Millions would have tuned in to hear the rant, in which Sergey Mikheev, a political scientist, argued that the West is preparing for a big war and is leaving Russia no choice but to go with the nuclear attack option.
Rants like Mikheev’s are easy to dismiss but Carl Bildt, former Swedish foreign minister, argues that we can no longer afford to ignore what is happening on Russian television.
Historian Timothy Garton Ash agrees. Paying attention to what goes out on Russian TV and what is being said to the domestic audience, he argues, is key to understanding the scale and nature of the threat that Putin poses to the world.
The Russian army is looking weak and humiliated in Ukraine, but at home the Kremlin’s propaganda machine has been put on steroids: independent channels have been shut down and main state television channels have replaced (link in Russian) all entertainment programming with political talk shows for the “duration of the military operation.”
Having banned the use of the word “war” in relation to Ukraine, Russian television is pumping out an unprecedented amount of war propaganda, all in the name of “denazification” — and not only of Ukraine.
“Brave Poles, there will be nothing left of your Warsaw in 30 seconds,” Mikheev screamed into cameras. A couple of days later, an editorial in Pravda called for “denazification” of the “hyena of Europe”: Poland.
“Of course, we have to be careful with extreme comparisons with Adolf Hitler, but for the first time I am comfortable making it,” Garton Ash told me. “If you had read Mein Kampf and taken it seriously, you would have been warned.”
FOOTSOLDIERS OF RUSSKIY MIR
But is Russian State TV Vladimir Putin’s Mein Kampf?
The concept of a "Russkiy Mir" (the Russian world) is the closest thing that Vladimir Putin has to an ideology. Sergey Mikheev, who is now calling for nuclear war with Europe, has been proselytizing it for years.

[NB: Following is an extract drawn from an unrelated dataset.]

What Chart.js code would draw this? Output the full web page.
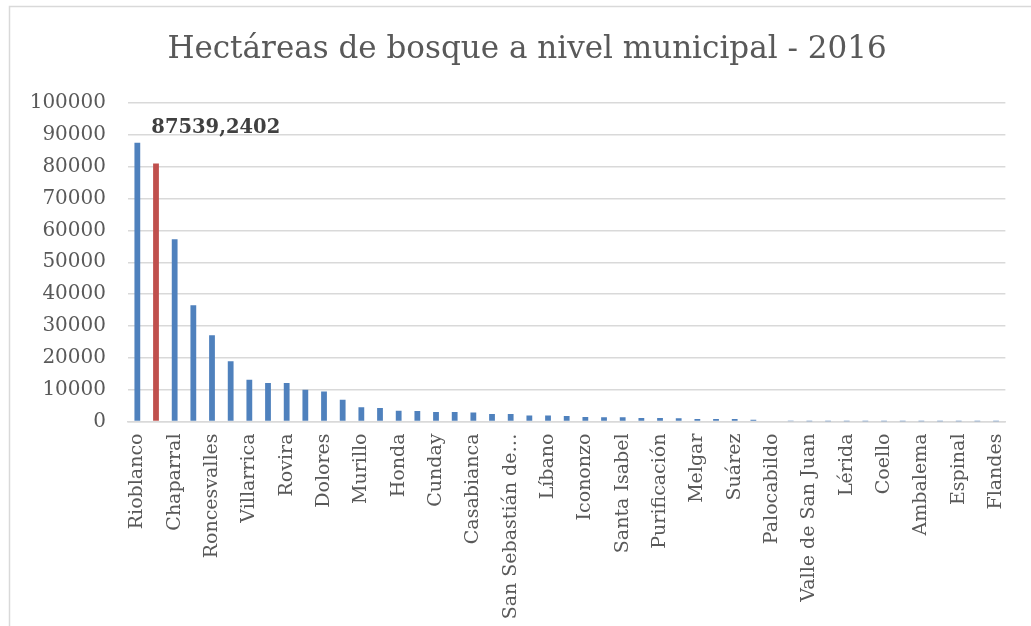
<!DOCTYPE html>
<html>
<head>
<meta charset="utf-8">
<script src="https://cdn.jsdelivr.net/npm/chart.js@4"></script>
<style>
  html, body { margin: 0; padding: 0; background: #ffffff; }
  #wrap { width: 1031px; height: 626px; }
</style>
</head>
<body>
<div id="wrap"><canvas id="forest-chart" width="1031" height="626"></canvas></div>
<script>
const titleText = "Hectáreas de bosque a nivel municipal - 2016";

const municipios = [
  "Rioblanco", "Planadas", "Chaparral", "Ataco", "Roncesvalles", "Ibagué",
  "Villarrica", "San Antonio", "Rovira", "Cajamarca", "Dolores", "Ortega",
  "Murillo", "Herveo", "Honda", "Anzoátegui", "Cunday", "Villahermosa",
  "Casabianca", "Fresno", "San Sebastián de Mariquita", "Prado", "Líbano",
  "Natagaima", "Icononzo", "Coyaima", "Santa Isabel", "Falan", "Purificación",
  "Alpujarra", "Melgar", "Carmen de Apicalá", "Suárez", "San Luis",
  "Palocabildo", "Armero", "Valle de San Juan", "Venadillo", "Lérida",
  "Alvarado", "Coello", "Guamo", "Ambalema", "Saldaña", "Espinal", "Piedras",
  "Flandes"
];

const hectareas = [
  87539.2402, 81000, 57200, 36500, 27100, 18900,
  13100, 12100, 12100, 10000, 9400, 6800,
  4500, 4200, 3400, 3300, 3000, 3000,
  2800, 2350, 2350, 1850, 1850,
  1750, 1450, 1300, 1300, 1100, 1100,
  1000, 800, 800, 800, 550,
  200, 60, 30, 20, 15,
  12, 10, 8, 6, 4, 3, 2,
  1
];

const highlighted = "Planadas";

const yTicks = [0, 10000, 20000, 30000, 40000, 50000, 60000, 70000, 80000, 90000, 100000];

const barColors = municipios.map(function(name) {
  return name === highlighted ? "#c0504d" : "#4f81bd";
});

// white background, light frame and the title
const framePlugin = {
  id: "frame",
  beforeDraw: function(chart) {
    const ctx = chart.ctx;
    ctx.save();
    ctx.fillStyle = "#ffffff";
    ctx.fillRect(0, 0, chart.width, chart.height);
    ctx.strokeStyle = "#d9d9d9";
    ctx.lineWidth = 1.5;
    ctx.strokeRect(9.5, 6.5, 1200, 800);

    ctx.font = "31px 'DejaVu Serif'";
    ctx.fillStyle = "#595959";
    ctx.textAlign = "center";
    ctx.textBaseline = "middle";
    ctx.fillText(titleText, 527, 50);
    ctx.restore();
  }
};

// value label of the first bar
const valueLabelPlugin = {
  id: "valueLabel",
  afterDatasetsDraw: function(chart) {
    const bar = chart.getDatasetMeta(0).data[0];
    const text = String(hectareas[0]).replace(".", ",");
    const ctx = chart.ctx;
    ctx.save();
    ctx.font = "bold 19.5px 'DejaVu Serif'";
    ctx.fillStyle = "#404040";
    ctx.textAlign = "left";
    ctx.textBaseline = "middle";
    ctx.fillText(text, bar.x + 14, bar.y - 15);
    ctx.restore();
  }
};

new Chart(document.getElementById("forest-chart"), {
  type: "bar",
  data: {
    labels: municipios,
    datasets: [
      {
        label: "Hectáreas",
        data: hectareas,
        backgroundColor: barColors,
        barPercentage: 0.62,
        categoryPercentage: 0.5
      }
    ]
  },
  options: {
    responsive: false,
    animation: false,
    layout: {
      padding: { left: 0, right: 15, top: 103, bottom: 0 }
    },
    plugins: {
      legend: { display: false },
      tooltip: { enabled: false },
      title: { display: false }
    },
    scales: {
      x: {
        grid: { display: false, drawTicks: false },
        border: { color: "#d9d9d9", width: 1.5 },
        afterFit: function(scale) {
          scale.height = 204.5;
        },
        ticks: {
          autoSkip: false,
          maxRotation: 90,
          minRotation: 90,
          padding: 12,
          color: "#595959",
          font: { family: "'DejaVu Serif'", size: 19 },
          callback: function(value, index) {
            if (index % 2 !== 0) {
              return "";
            }
            const name = municipios[index];
            if (name.length > 20) {
              return name.slice(0, 16) + "…";
            }
            return name;
          }
        }
      },
      y: {
        min: 0,
        max: 100000,
        afterFit: function(scale) {
          scale.width = 128;
        },
        afterBuildTicks: function(scale) {
          scale.ticks = yTicks.map(function(v) {
            return { value: v };
          });
        },
        grid: { color: "#d9d9d9", lineWidth: 1.5, drawTicks: false },
        border: { display: false },
        ticks: {
          padding: 22,
          color: "#595959",
          font: { family: "'DejaVu Serif'", size: 20 },
          callback: function(value) {
            return String(value);
          }
        }
      }
    }
  },
  plugins: [framePlugin, valueLabelPlugin]
});
</script>
</body>
</html>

For most people in the West, Mikheev is a little known figure, dwarfed by the A-list propagandists like Margarita Simonyan, Vladimir Solovyov and Dmitry Kiselyov, who have spent years spewing hatred of the West at millions of Russians. But it is people like Mikheev, the footsoldiers in Putin’s propaganda army, that the Kremlin has relied on to push the messages of “Russkiy Mir.”